Ingredients:

  • 1 lb (450g) large shrimp, peeled and deveined
  • 2 tbsp olive oil
  • 2 tbsp Jamaican Jerk Seasoning (e.g., Walkerswood)
  • 1 tbsp lime juice
  • 1 tsp brown sugar
  • 1 lb (450g) pasta (penne, fusilli, or rotini)
  • 2 tbsp olive oil
  • 1 medium yellow onion, chopped
  • 1 red bell pepper, chopped
  • 1 green bell pepper, chopped
  • 2 cloves garlic, minced
  • 1 can (13.5 oz / 400ml) coconut milk (full-fat recommended)
  • 1/2 cup (120ml) chicken broth or vegetable broth
  • 1/4 cup (60ml) chopped fresh cilantro
  • Salt and freshly ground black pepper to taste
  • Optional: Scotch bonnet pepper, minced

Instructions:

  1. In a mixing bowl, combine shrimp, olive oil, jerk seasoning, lime juice, and brown sugar. Toss to coat. Marinate for at least 15 minutes in the refrigerator.
  2. Cook pasta according to package directions until al dente.
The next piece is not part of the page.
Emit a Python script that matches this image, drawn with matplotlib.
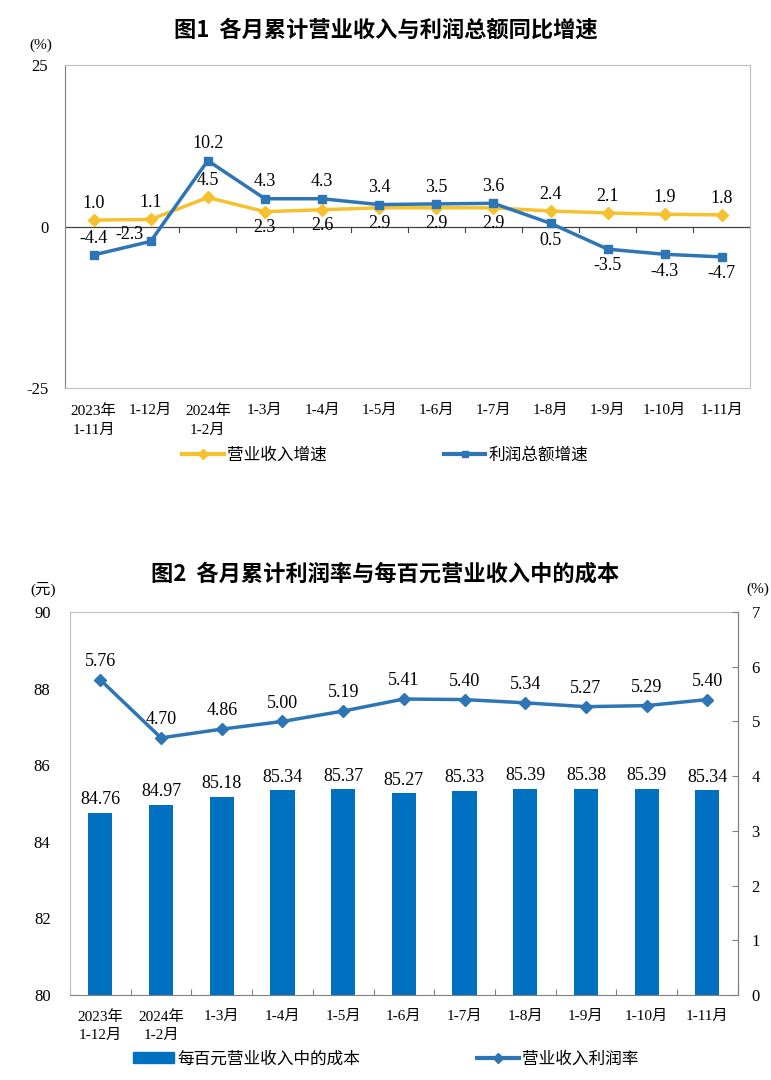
import numpy as np
import matplotlib.pyplot as plt
from matplotlib.lines import Line2D
from matplotlib.patches import Patch

plt.rcParams['font.family'] = ['Liberation Serif', 'Noto Sans CJK SC']
plt.rcParams['axes.unicode_minus'] = False

# figure 1 data
cats1 = ['2023年\n1-11月', '1-12月', '2024年\n1-2月', '1-3月', '1-4月', '1-5月',
         '1-6月', '1-7月', '1-8月', '1-9月', '1-10月', '1-11月']
revenue_growth = [1.0, 1.1, 4.5, 2.3, 2.6, 2.9, 2.9, 2.9, 2.4, 2.1, 1.9, 1.8]
profit_growth = [-4.4, -2.3, 10.2, 4.3, 4.3, 3.4, 3.5, 3.6, 0.5, -3.5, -4.3, -4.7]

# figure 2 data
cats2 = ['2023年\n1-12月', '2024年\n1-2月', '1-3月', '1-4月', '1-5月', '1-6月',
         '1-7月', '1-8月', '1-9月', '1-10月', '1-11月']
cost_per_100 = [84.76, 84.97, 85.18, 85.34, 85.37, 85.27, 85.33, 85.39, 85.38, 85.39, 85.34]
profit_rate = [5.76, 4.70, 4.86, 5.00, 5.19, 5.41, 5.40, 5.34, 5.27, 5.29, 5.40]

yellow = '#F5C12E'
blue = '#2E75B6'
bar_blue = '#0070C0'
frame = '#BFBFBF'

fig = plt.figure(figsize=(7.71, 10.8), dpi=100)
sans = ['Noto Sans CJK SC', 'DejaVu Sans']

# ---------------- chart 1 ----------------
ax1 = fig.add_axes([0.0843, 0.6407, 0.889, 0.2991])
x1 = np.arange(len(cats1))
ax1.plot(x1, revenue_growth, color=yellow, lw=2.5, marker='D', ms=6, zorder=3)
ax1.plot(x1, profit_growth, color=blue, lw=2.5, marker='s', ms=6, zorder=4)
ax1.set_xlim(-0.5, len(cats1) - 0.5)
ax1.set_ylim(-25, 25)
ax1.set_yticks([-25, 0, 25])
ax1.tick_params(axis='y', length=0, labelsize=12, pad=12)
ax1.set_xticks([])
for s in ['top', 'right', 'bottom']:
    ax1.spines[s].set_color(frame)
ax1.spines['left'].set_color('#808080')
ax1.axhline(0, color='#404040', lw=0.9, zorder=2)
for i in range(1, len(cats1)):
    ax1.plot([i - 0.5, i - 0.5], [0, -0.8], color='#404040', lw=0.8, zorder=2)
for i, c in enumerate(cats1):
    ax1.text(i, -27.5, c, ha='center', va='top', fontsize=11, linespacing=1.6)

for i, v in enumerate(revenue_growth):
    if 3 <= i <= 7:
        ax1.annotate(f'{v:.1f}', (i, v), xytext=(0, -5), textcoords='offset points',
                     ha='center', va='top', fontsize=13)
    else:
        ax1.annotate(f'{v:.1f}', (i, v), xytext=(0, 6), textcoords='offset points',
                     ha='center', va='bottom', fontsize=13)
for i, v in enumerate(profit_growth):
    if i >= 8:
        ax1.annotate(f'{v:.1f}', (i, v), xytext=(0, -6), textcoords='offset points',
                     ha='center', va='top', fontsize=13)
    elif i == 1:
        ax1.annotate(f'{v:.1f}', (i, v), xytext=(-15, 5), textcoords='offset points',
                     ha='center', va='center', fontsize=13, zorder=5)
    else:
        ax1.annotate(f'{v:.1f}', (i, v), xytext=(0, 6), textcoords='offset points',
                     ha='center', va='bottom', fontsize=13)
ax1.text(-0.035, 1.06, '(%)', transform=ax1.transAxes, ha='center', va='center', fontsize=11)

fig.text(0.5, 0.972, '图1  各月累计营业收入与利润总额同比增速', ha='center', va='center',
         fontsize=16, fontweight='bold', family=sans)

h1 = [Line2D([], [], color=yellow, lw=3, marker='D', ms=5),
      Line2D([], [], color=blue, lw=3, marker='s', ms=5)]
fig.legend(h1, ['营业收入增速', '利润总额增速'], loc='center', bbox_to_anchor=(0.5, 0.578),
           ncol=2, frameon=False, fontsize=12, handlelength=2.5, columnspacing=7,
           handletextpad=0.2)

# ---------------- chart 2 ----------------
ax2 = fig.add_axes([0.0908, 0.0787, 0.866, 0.3546])
x2 = np.arange(len(cats2))
ax2.bar(x2, cost_per_100, width=0.4, color=bar_blue, zorder=2)
ax2.set_xlim(-0.5, len(cats2) - 0.5)
ax2.set_ylim(80, 90)
ax2.set_yticks([80, 82, 84, 86, 88, 90])
ax2.tick_params(axis='y', length=0, labelsize=12, pad=14)
ax2.set_xticks(np.arange(-0.5, len(cats2), 1))
ax2.set_xticklabels([])
ax2.tick_params(axis='x', length=4, direction='in', color='#808080')
for s in ['top', 'left']:
    ax2.spines[s].set_color(frame)
ax2.spines['bottom'].set_color('#808080')
ax2.spines['right'].set_color('#808080')
for i, c in enumerate(cats2):
    ax2.text(i, 79.6, c, ha='center', va='top', fontsize=11, linespacing=1.5)
for i, v in enumerate(cost_per_100):
    ax2.text(i, v + 0.12, f'{v:.2f}', ha='center', va='bottom', fontsize=13)

ax3 = ax2.twinx()
ax3.plot(x2, profit_rate, color=blue, lw=2.5, marker='D', ms=6, zorder=4)
ax3.set_ylim(0, 7)
ax3.set_yticks(range(8))
ax3.tick_params(axis='y', length=4, direction='in', color='#808080', labelsize=12, pad=10)
for s in ['top', 'left', 'bottom']:
    ax3.spines[s].set_visible(False)
ax3.spines['right'].set_color('#808080')
for i, v in enumerate(profit_rate):
    ax3.annotate(f'{v:.2f}', (i, v), xytext=(0, 7), textcoords='offset points',
                 ha='center', va='bottom', fontsize=13)
ax2.text(-0.04, 1.06, '(元)', transform=ax2.transAxes, ha='center', va='center', fontsize=11)
ax2.text(1.03, 1.06, '(%)', transform=ax2.transAxes, ha='center', va='center', fontsize=11)

fig.text(0.5, 0.468, '图2  各月累计利润率与每百元营业收入中的成本', ha='center', va='center',
         fontsize=16, fontweight='bold', family=sans)

h2 = [Patch(color=bar_blue), Line2D([], [], color=blue, lw=3, marker='D', ms=5)]
fig.legend(h2, ['每百元营业收入中的成本', '营业收入利润率'], loc='center',
           bbox_to_anchor=(0.5, 0.019), ncol=2, frameon=False, fontsize=12,
           handlelength=2.5, columnspacing=7, handletextpad=0.2)

fig.savefig('out.png', dpi=100)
Drain, reserving about 1 cup (240ml) of pasta water.
  3. While pasta is cooking, heat olive oil in a large skillet or wok over medium-high heat. Add onion and bell peppers; sauté until softened, about 5-7 minutes. Add garlic and Scotch bonnet (if using); cook for 1 minute more until fragrant.
  4. Add marinated shrimp to the skillet. Cook until pink and opaque, about 2-3 minutes per side. Be careful not to overcook!
  5. Pour in coconut milk and chicken broth. Bring to a simmer, then reduce heat and cook for 5 minutes, allowing the sauce to thicken slightly.
  6. Add cooked pasta to the skillet with the sauce and shrimp. Toss to coat. If the sauce is too thick, add a little reserved pasta water until desired consistency is reached. Stir in cilantro. Season with salt and pepper to taste. Serve immediately.